Some highlights: I got excellent Italian food on Federal Hill in Providence (ancestral home of the American Chandlers) and excellent Italian Beef at Portillo’s…for the same dumb reason that a lot of other people did. In Hillsboro, New Hampshire, I admired but did not order a Grateful Dead, which has all the ingredients of a Long Island Iced Tea, but is topped with Chambord instead of coke.
I saw the LDS Tabernacle in Logan, Utah, near the Idaho border, and shopped at a liquidation center where expired food and used-and-then-returned appliances from Sur La Table end up for discount purchasing.1
In Mashpee, MA, I saw the ancient fish sinkers on display at the Wampanoag Museum, the tribe to which the Pilgrims owe their survival. The homestead of Franklin Pierce in New Hampshire is in good working order despite him being one of the lousiest presidents of all time.

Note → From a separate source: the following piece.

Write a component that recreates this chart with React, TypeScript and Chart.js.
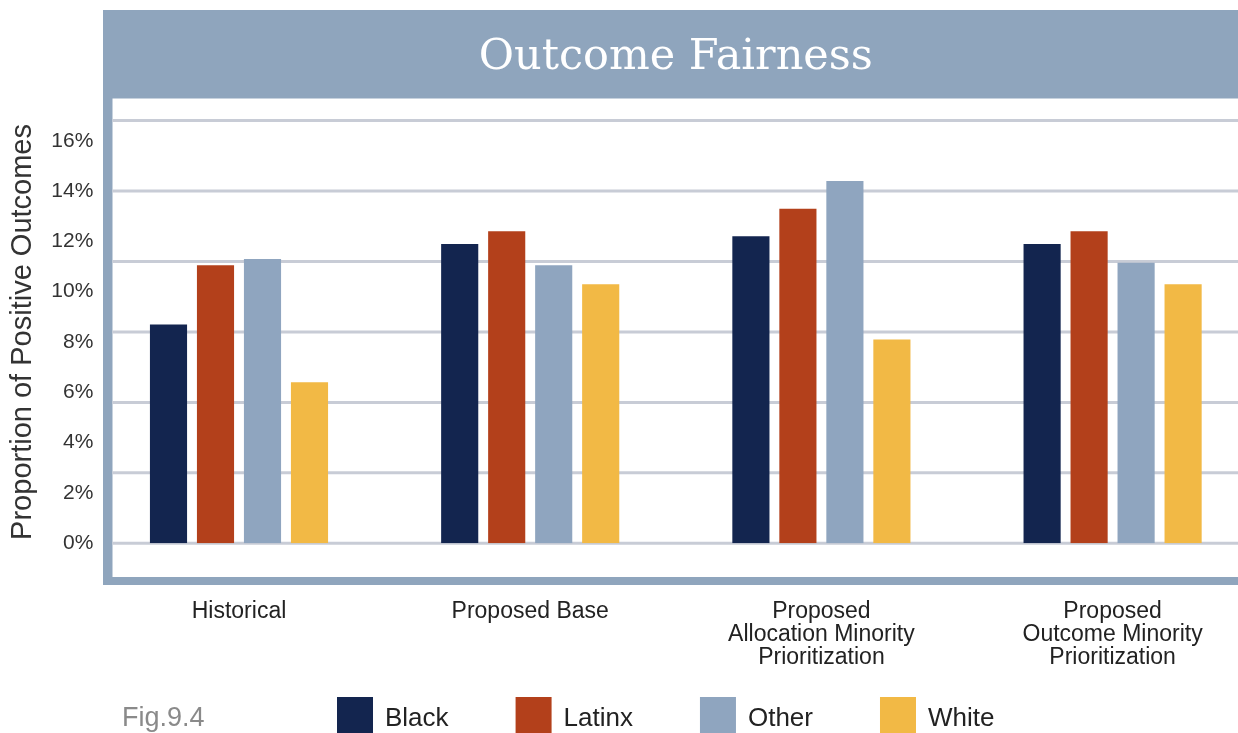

In California, I got to drink inside of an enormous barrel-shaped bar that harkened back to the roadside gimmicks of early American highway commerce. I also made my first-ever trip to Disneyland, where they were wary enough of middle-aged men on solo trips to make me sit two rows behind everyone else on the “It’s a Small World…” ride.
At a White Sox game in Chicago, there was a $20 nacho helmet, at a Padres game in San Diego, there were Korobuta pork buns. At Walden Pond, MA, literary cathedral to isolation, they weren’t letting people in because the weekend beach crowds had pushed it to capacity and, at high tide one late afternoon at Huntington Beach, a lifeguard shouted that they were stingrays and a rip tide and I should get out of the water. (I’m pretty sure he was in the pocket of the surfers.)
Lastly, in Covina, CA, I met a bunch of old-timers at a car club hang in the parking lot of an In-N-Out.
One member, Gary, who showed up in the Ambulance Red 1970 Nova he bought as a Valentine’s Day present for his wife. He started it up to give me a sense of how loud the new engine was and when the sound system came on “The Sultans of Swing” by Dire Straits was playing. That was kind of hard to beat.
Sadly, thankfully, I’m back home and working on catching up on everything.
Thanks to everyone out there who met me/hosted me/gave me good recommendations. And to everyone else, the chances are solid that I may be out your way before the year is out. Let’s have a schnapps?